Exponentially compounding that particular problem, I immediately began to see how nothing in the overall ‘crooked skeptics’ accusation lined up right. Whenever that first day of discovery was for me 10 years ago, not a single day went by afterward where nice tidy answers revealed the ‘scientist shills on the payroll of Big Coal & Oil’ accusation being valid. Only more and more questions about the inconsistencies of all the different angles of the accusation, and the core people promulgating it. Why, for example, was Gelbspan described as a reporter, when there’s no indication he was doing freelance investigative reporting or was on any news staff, when he ‘discovered’ those memos?

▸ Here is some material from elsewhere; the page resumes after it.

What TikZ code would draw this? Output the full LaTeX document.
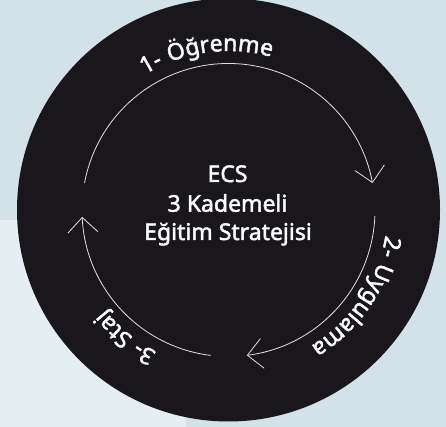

I had to laugh when I saw the “if you see something, say something” plea for preventing terrorist acts applied to Naomi Oreskes. How ironic. I saw something in the way the timeline for her foray into the issue didn’t add up right, and in her other unforced errors, So, I said something to politicians and reporters about her political advisory efforts about why she looked less like a concerned scientist who saw something threatening to the public welfare about her critics’ associations and more like a propagandist who was part of a larger effort to sway the public away from examining what skeptic climate scientists have to say.
Regarding Ross Gelbspan’s role in this whole mess, when I couldn’t immediately find a reporter to tell what I’d found, I told it myself.
This last ten years has been a huge sacrifice, I’ll say that much, considering how I might have been able to enjoy much more financial security if I hadn’t embarked on this altruistic path. As I’ve already fully disclosed, I live at a sub-poverty level of existence in order to continue down this path full time.
It hasn’t been for a lack of trying on my part, that this massive problem hasn’t broken out as a major story. My computer’s tally of outgoing emails to members of the media is approximately 1400 dating back to October 2009. Nearly all went unanswered, a few replies were oddly defensive and a few expressed genuine interest. Why haven’t I been more successful getting the story out among in the side of journalism that doesn’t display an obvious bias toward the IPCC / Al Gore side of the issue? Probably the combination of lousy luck on my part, and the overwhelming amount of other egregious news items reporters must cover.
My efforts are ongoing. Recently, a reporter I contacted told me he was unfamiliar with the names Kert Davies and John Passacantando, a pair seen at the epicenter of the smear of skeptic climate scientists. One of his latest articles demonstrated how he certainly knows about them now.
What does the future bring regarding this story? Who knows? To paraphrase a line from the Castaway movie, some days it feels like I’m never gonna get off this island, and all my logic says energy companies will never take the politically correct position to stand up against their accusers, and objective reporters will never have enough time to comprehend the enormity of the smear of skeptic climate scientists. But one day my logic may be proven all wrong, because the tide will come in and give me a sail.
Wish me luck; but better yet, lend me a hand if you know objective, influential people who can get the merchants of smear story rolling with more momentum. Knowledge is power, networking is priceless.